A l'heure où les premières asperges blanches du Valais sont sur les étals, les producteurs naviguent à vue. Le coronavirus les prive d'une partie de leur main-d'oeuvre et de leurs clients.
La saison des asperges a débuté et durera jusqu'à la mi-juin. Les amateurs dégusteront d'abord les blanches, dont le Valais est le premier producteur en Suisse, a indiqué à Keystone-ATS Olivier Borgeat, secrétaire général de l'Interprofession des fruits et légumes du Valais (IFELV). Les vertes seront disponibles dans deux semaines environ.
Selon un sondage mené auprès des producteurs, la filière fruits et légumes valaisanne a besoin pour tourner de quelque 1600 ouvriers, qui viennent essentiellement de Pologne, de la République tchèque ou du Portugal. Pour l'heure, on estime disposer de 30% environ de la main-d'oeuvre nécessaire, précise Olivier Borgeat.
Le gros manque de personnel s'explique par la fermeture des frontières imposée par les gouvernements en raison de l'épidémie de Covid-19. Mais aussi par la défection d'ouvriers craignant pour leur santé ou celle de leur famille.
Milieu pragmatique
Pour la récolte des asperges, Max Spycher, producteur de fruits et légumes à Saillon, dispose pour l'heure de six ouvriers alors qu'il lui en faudrait neuf.

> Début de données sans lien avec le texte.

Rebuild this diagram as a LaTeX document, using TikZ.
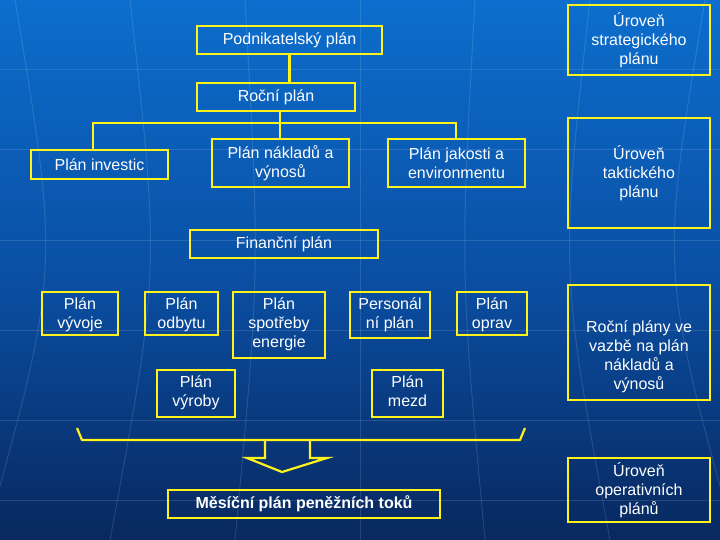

Si la récolte et la vente durant le mois d'avril ne lui inspirent guère de crainte, il est en revanche plus inquiet pour les semaines à venir, lorsque les volumes seront plus importants, passant de 150 à 400 kilos d'asperges par jour environ.
Sans parler de la cueillette des fraises par exemple, qui nécessitera en mai une trentaine d'ouvriers environ. Mais l'affolement n'est pas de rigueur: 'Le milieu agricole est très pragmatique. Des solutions sont en train de se mettre en place', note, confiant, Olivier Borgeat.
Parmi elles, la possibilité d'employer une main-d'oeuvre locale venue d'autres branches au chômage en raison de la crise sanitaire. Pour assurer l'interface, l'Union suisse de paysans (USP) a par exemple mis en place la plate-forme d'embauche agrix.ch.
Restaurants fermés
Au souci de main-d'oeuvre s'ajoute celui de l'écoulement des produits. Les asperges se vendent à 60% via la vente directe (y compris aux restaurateurs) et à 40% par le commerce de détail, avec deux pics importants, Pâques et la fête des mères.
Les restaurants étant fermés, l'objectif est de compenser la perte en augmentant les ventes dans les magasins. Il s'agit aussi et surtout d'encourager les particuliers qui dégustaient les asperges dans les établissements publics à jouer le jeu en se tournant vers les commerces ou la vente directe.
La livraison à domicile est aussi une alternative, déjà mise en place par certains bien avant la crise du coronarivus. Pour Max Spycher, qui gère au total 24 hectares de surface agricole, cette solution est très diffcile à envisager en cette période de pénurie de personnel et à cause des règles sanitaires à respecter.
Pas de vision globale
La trentaine de producteurs d'asperges valaisans doivent comme tout le monde prendre des précautions sanitaires particulières. 'Mon épouse et moi-même sommes les seuls à s'occuper de la vente directe pour ne pas exposer nos ouvriers et nous travaillons par équipe réduite afin de garantir la distance sociale', détaille Max Spycher.
Les producteurs de fruits et légumes avancent pas à pas, au rythme des décisons des gouvernements. 'Nous n'avons pas de vision globale, c'est compliqué', note Olivier Borgeat. A tout cela s'ajoutent une pression et un stress supplémentaires: le risque de gel dans les vergers pendant la nuit.